Output the material beneath this task exactly, images excluded.

>> Start Recorded data

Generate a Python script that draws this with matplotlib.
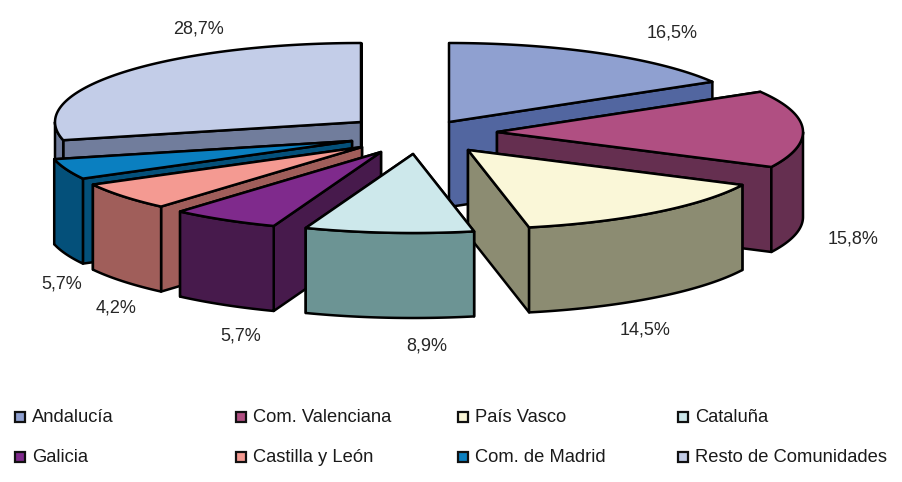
import numpy as np
import matplotlib
matplotlib.use("Agg")
import matplotlib.pyplot as plt
from matplotlib.patches import Polygon, Rectangle

# Values
regions = ["Andalucía", "Com. Valenciana", "País Vasco", "Cataluña",
           "Galicia", "Castilla y León", "Com. de Madrid", "Resto de Comunidades"]
# slice sizes as drawn (the picture's Castilla/Madrid slices disagree with their printed labels)
shares = [16.5, 15.8, 14.5, 8.9, 5.7, 5.7, 4.2, 28.7]
labels = ["16,5%", "15,8%", "14,5%", "8,9%", "5,7%", "4,2%", "5,7%", "28,7%"]

# Colours
top_colors = ["#8fa0d0", "#b04f82", "#faf7d8", "#cde8eb", "#7f2a8c", "#f49a92", "#0a7fc0", "#c3cde8"]
side_colors = ["#5266a0", "#652f50", "#8c8c72", "#6c9494", "#471a4c", "#a05e5a", "#04507a", "#717d9c"]

# Layout, in pixels of the 903x482 picture
RX = 306
RY = 79
DEPTH = 85
apex = [(449, 122), (497, 132), (468, 150), (413, 154), (381, 152), (362, 147), (352, 141), (361, 122)]
draw_order = [7, 0, 1, 6, 5, 2, 4, 3]
label_pos = [(672, 33), (853, 239), (645, 330), (427, 346), (241, 336), (116, 308), (62, 284), (199, 29)]
legend_x = [15, 236, 458, 678]
legend_y = [417, 457]
LINE = 1.8


def arc_points(center, a0, a1):
    # angles in degrees, clockwise from the top of the ellipse
    t = np.radians(np.linspace(a0, a1, 80))
    return np.column_stack((center[0] + RX * np.sin(t), center[1] - RY * np.cos(t)))


def draw_slice(ax, center, a0, a1, top, side):
    arc = arc_points(center, a0, a1)
    down = np.array([0, DEPTH])
    c = np.array(center)

    faces = []
    for p in (arc[0], arc[-1]):
        faces.append(np.array([c, p, p + down, c + down]))
    # back one first, so the visible one ends up in front
    faces.sort(key=lambda f: f[:, 1].mean())
    for f in faces:
        ax.add_patch(Polygon(f, closed=True, fc=side, ec="black", lw=LINE, joinstyle="round"))

    # only the part of the rim that faces the viewer
    lo = max(a0, 90)
    hi = min(a1, 270)
    if lo < hi:
        rim = arc_points(center, lo, hi)
        ax.add_patch(Polygon(np.vstack((rim, rim[::-1] + down)), closed=True, fc=side,
                             ec="black", lw=LINE, joinstyle="round"))

    ax.add_patch(Polygon(np.vstack((c, arc)), closed=True, fc=top, ec="black", lw=LINE, joinstyle="round"))


fig = plt.figure(figsize=(9.03, 4.82), dpi=100)
ax = fig.add_axes([0, 0, 1, 1])
ax.set_xlim(0, 903)
ax.set_ylim(482, 0)
ax.axis("off")

edges = np.concatenate(([0], np.cumsum(shares))) / sum(shares) * 360
for i in draw_order:
    draw_slice(ax, apex[i], edges[i], edges[i + 1], top_colors[i], side_colors[i])

plt.rcParams["font.family"] = "Liberation Sans"

for text, (x, y) in zip(labels, label_pos):
    ax.text(x, y, text, ha="center", va="center", fontsize=13, color="#262626")

for i, name in enumerate(regions):
    x = legend_x[i % 4]
    y = legend_y[i // 4]
    ax.add_patch(Rectangle((x, y - 5), 10, 10, fc=top_colors[i], ec="#111111", lw=1.6))
    ax.text(x + 17, y, name, ha="left", va="center", fontsize=13.2, color="#1a1a1a")

fig.savefig("out.png", dpi=100, facecolor="white")
plt.close(fig)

>> End Recorded data

● Response to this exercise:
Generate a Python script that draws this with matplotlib.
import numpy as np
import matplotlib
matplotlib.use("Agg")
import matplotlib.pyplot as plt
from matplotlib.patches import Polygon, Rectangle

# Values
regions = ["Andalucía", "Com. Valenciana", "País Vasco", "Cataluña",
           "Galicia", "Castilla y León", "Com. de Madrid", "Resto de Comunidades"]
# slice sizes as drawn (the picture's Castilla/Madrid slices disagree with their printed labels)
shares = [16.5, 15.8, 14.5, 8.9, 5.7, 5.7, 4.2, 28.7]
labels = ["16,5%", "15,8%", "14,5%", "8,9%", "5,7%", "4,2%", "5,7%", "28,7%"]

# Colours
top_colors = ["#8fa0d0", "#b04f82", "#faf7d8", "#cde8eb", "#7f2a8c", "#f49a92", "#0a7fc0", "#c3cde8"]
side_colors = ["#5266a0", "#652f50", "#8c8c72", "#6c9494", "#471a4c", "#a05e5a", "#04507a", "#717d9c"]

# Layout, in pixels of the 903x482 picture
RX = 306
RY = 79
DEPTH = 85
apex = [(449, 122), (497, 132), (468, 150), (413, 154), (381, 152), (362, 147), (352, 141), (361, 122)]
draw_order = [7, 0, 1, 6, 5, 2, 4, 3]
label_pos = [(672, 33), (853, 239), (645, 330), (427, 346), (241, 336), (116, 308), (62, 284), (199, 29)]
legend_x = [15, 236, 458, 678]
legend_y = [417, 457]
LINE = 1.8


def arc_points(center, a0, a1):
    # angles in degrees, clockwise from the top of the ellipse
    t = np.radians(np.linspace(a0, a1, 80))
    return np.column_stack((center[0] + RX * np.sin(t), center[1] - RY * np.cos(t)))


def draw_slice(ax, center, a0, a1, top, side):
    arc = arc_points(center, a0, a1)
    down = np.array([0, DEPTH])
    c = np.array(center)

    faces = []
    for p in (arc[0], arc[-1]):
        faces.append(np.array([c, p, p + down, c + down]))
    # back one first, so the visible one ends up in front
    faces.sort(key=lambda f: f[:, 1].mean())
    for f in faces:
        ax.add_patch(Polygon(f, closed=True, fc=side, ec="black", lw=LINE, joinstyle="round"))

    # only the part of the rim that faces the viewer
    lo = max(a0, 90)
    hi = min(a1, 270)
    if lo < hi:
        rim = arc_points(center, lo, hi)
        ax.add_patch(Polygon(np.vstack((rim, rim[::-1] + down)), closed=True, fc=side,
                             ec="black", lw=LINE, joinstyle="round"))

    ax.add_patch(Polygon(np.vstack((c, arc)), closed=True, fc=top, ec="black", lw=LINE, joinstyle="round"))


fig = plt.figure(figsize=(9.03, 4.82), dpi=100)
ax = fig.add_axes([0, 0, 1, 1])
ax.set_xlim(0, 903)
ax.set_ylim(482, 0)
ax.axis("off")

edges = np.concatenate(([0], np.cumsum(shares))) / sum(shares) * 360
for i in draw_order:
    draw_slice(ax, apex[i], edges[i], edges[i + 1], top_colors[i], side_colors[i])

plt.rcParams["font.family"] = "Liberation Sans"

for text, (x, y) in zip(labels, label_pos):
    ax.text(x, y, text, ha="center", va="center", fontsize=13, color="#262626")

for i, name in enumerate(regions):
    x = legend_x[i % 4]
    y = legend_y[i // 4]
    ax.add_patch(Rectangle((x, y - 5), 10, 10, fc=top_colors[i], ec="#111111", lw=1.6))
    ax.text(x + 17, y, name, ha="left", va="center", fontsize=13.2, color="#1a1a1a")

fig.savefig("out.png", dpi=100, facecolor="white")
plt.close(fig)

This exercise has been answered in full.